Figure 1: The interface guides annotators in human evaluation. Snippet A displays the original oncology report with highlighted sentences extracted automatically. Snippet C lets annotators choose the model for generation, showing its architecture. The middle section (B) presents the chosen model’s generation results, with green words denoting the most learned and relevant features incorporated into the output.

Writing concise radiology reports to communicate findings is crucial. Weber et al. (2020) introduced Structured Oncology Reporting (SOR) to address traditional reporting challenges. Our focus is on using BERT2BERT-based models to summarize German radiology findings in structured reports. We propose BERT2BERT+Ext and BERT2BERT+Ptr to enhance factual correctness in generated conclusions. Both models show significant improvements with minimal changes to the baseline. BERT2BERT+Ext encourages key sentence reconstruction during training, while BERT2BERT+Ptr uses the pointer mechanism to directly copy relevant segments. Despite limitations and imbalanced data, these hybrid models substantially improve the issue of unfaithful facts in baseline-generated conclusions.

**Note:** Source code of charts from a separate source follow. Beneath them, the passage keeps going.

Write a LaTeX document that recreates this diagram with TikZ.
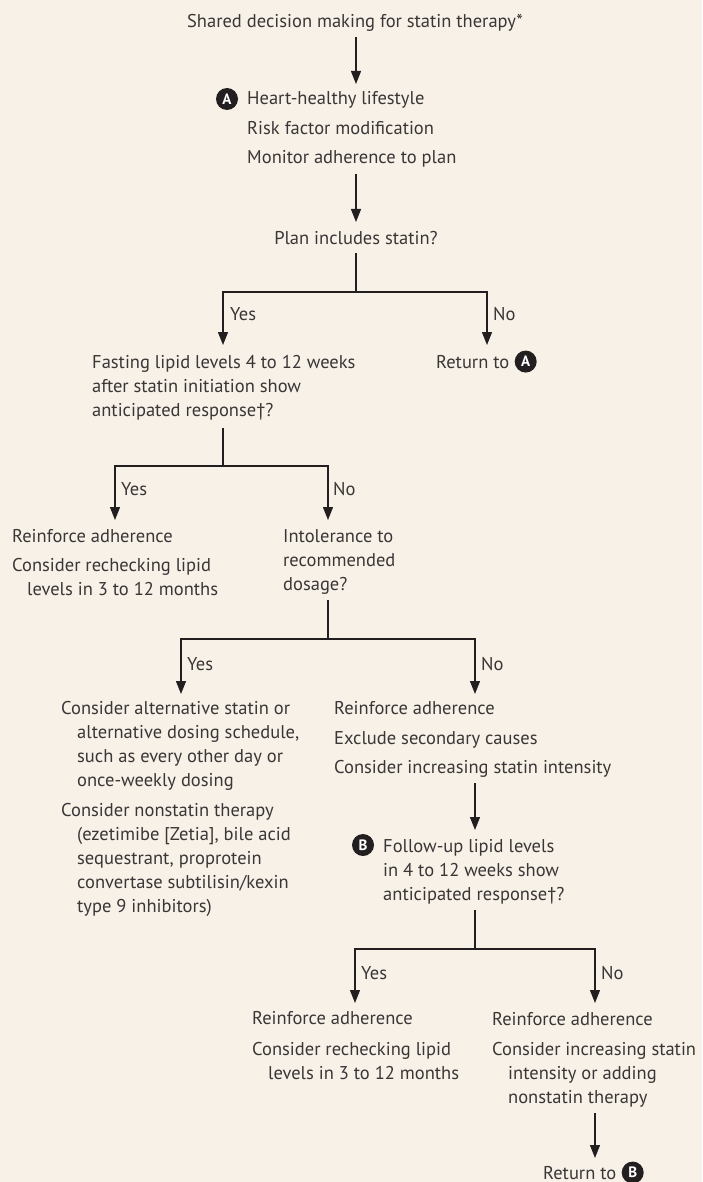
\documentclass[tikz,border=0pt]{standalone}
\usepackage{fontspec}
\setmainfont{PT Sans}
\usetikzlibrary{arrows.meta,positioning}
\definecolor{paper}{RGB}{247,241,232}
\definecolor{ink}{RGB}{35,31,32}
\definecolor{txtgray}{RGB}{58,54,54}

\begin{document}
\begin{tikzpicture}[x=1pt,y=-1pt,
  every node/.style={inner sep=0pt,text=txtgray,font=\fontsize{18.5}{24}\selectfont},
  lbl/.style={anchor=base west,align=left,yshift=-2pt},
  badge/.style={circle,fill=ink,text=white,minimum size=22pt,font=\fontsize{15}{15}\selectfont\bfseries},
  stem/.style={draw=ink,line width=1.2pt},
  arr/.style={stem,-{Triangle[length=13pt,width=10pt]}}]
\fill[paper] (0,0) rectangle (702,1182);
\useasboundingbox (0,0) rectangle (702,1182);

% top of the chart
\node[lbl,anchor=base] (title) at (355,26) {Shared decision making for statin therapy*};
\node[badge] (bA) at (227,99) {A};
\node[lbl] (life) at (247,103) {Heart-healthy lifestyle};
\node[lbl] (risk) at (247,133) {Risk factor modification};
\node[lbl] (monitor) at (247,162) {Monitor adherence to plan};
\node[lbl,anchor=base] (plan) at (356,242) {Plan includes statin?};

\coordinate (t1) at (356,84);
\coordinate (t2) at (356,222);
\coordinate (j1) at (356,292);
\coordinate (y1) at (223,345);
\coordinate (n1) at (487,345);
\draw[arr] (t1 |- title.base) ++(0,9) -- (t1);
\draw[arr] (t2 |- monitor.base) ++(0,10) -- (t2);
\draw[stem] (j1 |- plan.base) ++(0,9) -- (j1);
\draw[arr] (j1) -| (y1);
\draw[arr] (j1) -| (n1);
\node[lbl] (yes1) at (230,318) {Yes};
\node[lbl] (no1) at (493,318) {No};

% multi-line texts are placed by their last line
\node[lbl] (fasting) at (92,414) {Fasting lipid levels 4 to 12 weeks\\after statin initiation show\\anticipated response†?};
\node[lbl] (retA) at (436,366) {Return to};
\node[badge,right=5pt of retA] (bA2) {A};

% first response check
\coordinate (j2) at (223,466);
\coordinate (y2) at (115,520);
\coordinate (n2) at (328,520);
\draw[stem] (j2 |- fasting.south) ++(0,8) -- (j2);
\draw[arr] (j2) -| (y2);
\draw[arr] (j2) -| (n2);
\node[lbl] (yes2) at (121,493) {Yes};
\node[lbl] (no2) at (333,493) {No};
\node[lbl] (reinf1) at (12,540) {Reinforce adherence};
\node[lbl] (recheck1) at (12,593) {Consider rechecking lipid\\\hspace*{15pt}levels in 3 to 12 months};
\node[lbl] (intol) at (283,588) {Intolerance to\\recommended\\dosage?};

% intolerance
\coordinate (j3) at (328,639);
\coordinate (y3) at (181,694);
\coordinate (n3) at (475,694);
\draw[stem] (j3 |- intol.south) ++(0,6) -- (j3);
\draw[arr] (j3) -| (y3);
\draw[arr] (j3) -| (n3);
\node[lbl] (yes3) at (187,668) {Yes};
\node[lbl] (no3) at (481,668) {No};
\node[lbl] (altstatin) at (61,784) {Consider alternative statin or\\\hspace*{16pt}alternative dosing schedule,\\\hspace*{16pt}such as every other day or\\\hspace*{16pt}once-weekly dosing};
\node[lbl] (nonstatin) at (61,910) {Consider nonstatin therapy\\\hspace*{16pt}(ezetimibe [Zetia], bile acid\\\hspace*{16pt}sequestrant, proprotein\\\hspace*{16pt}convertase subtilisin/kexin\\\hspace*{16pt}type 9 inhibitors)};
\node[lbl] (reinf2) at (334,712) {Reinforce adherence};
\node[lbl] (exclude) at (334,742) {Exclude secondary causes};
\node[lbl] (increase) at (334,771) {Consider increasing statin intensity};

\coordinate (t3) at (475,830);
\draw[arr] (t3 |- increase.base) ++(0,10) -- (t3);
\node[badge] (bB) at (363,845) {B};
\node[lbl] (followup) at (383,898) {Follow-up lipid levels\\in 4 to 12 weeks show\\anticipated response†?};

% follow-up check
\coordinate (j4) at (475,949);
\coordinate (y4) at (355,1003);
\coordinate (n4) at (595,1003);
\draw[stem] (j4 |- followup.south) ++(0,6) -- (j4);
\draw[arr] (j4) -| (y4);
\draw[arr] (j4) -| (n4);
\node[lbl] (yes4) at (361,977) {Yes};
\node[lbl] (no4) at (601,977) {No};
\node[lbl] (reinf3) at (252,1022) {Reinforce adherence};
\node[lbl] (recheck2) at (252,1077) {Consider rechecking lipid\\\hspace*{16pt}levels in 3 to 12 months};
\node[lbl] (reinf4) at (492,1023) {Reinforce adherence};
\node[lbl] (increase2) at (492,1101) {Consider increasing statin\\\hspace*{16pt}intensity or adding\\\hspace*{16pt}nonstatin therapy};

\coordinate (t4) at (595,1158);
\draw[arr] (t4 |- increase2.south) ++(0,6) -- (t4);
\node[lbl] (retB) at (543,1177) {Return to};
\node[badge,right=5pt of retB] (bB2) {B};
\end{tikzpicture}
\end{document}
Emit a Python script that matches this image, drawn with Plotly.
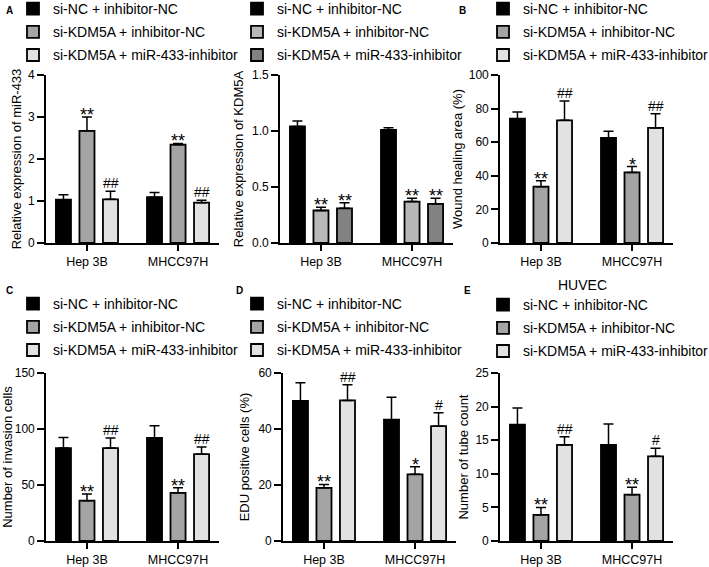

When evaluating oncology facts, their correctness must be assessed by experts. Therefore, we show the conclusions generated by the system to experts for evaluation of clinical validity. We perform a human evaluation with two annotators (a radiologist and a final-year medical student) using an explanatory interface (Figure 1) to aid understanding. The assessment (Figure 2) considers oncologic correctness, non-oncologic correctness, and understandability with four rating levels: Without Findings (WE), Partial Response (PR), Stable Disease (SD), Progressive Disease (PD). A score of 0 is unacceptable, and 5 indicates complete correctness. Abstractive models score close to 5 for WE, while SD scores are comparable to human-written conclusions except for the baseline model. PR and PD summaries are more challenging due to complexity and limited training examples. Hybrid models outperform the baseline, with BERT2BERT+Ext+Ptr being the most accurate across patient degree categories.

Figure 2: Average scores with standard deviation for the three criteria: Oncological correctness, non-oncological correctness and comprehensibility.


Liang, Siting, et al. “Fine-tuning BERT models for summarizing German radiology findings.Proceedings of the 4th Clinical Natural Language Processing Workshop. 2022.

Weber, Tim Frederik, et al. “Improving radiologic communication in oncology: a single-centre experience with structured reporting for cancer patients.” Insights into Imaging 11 (2020): 1-11.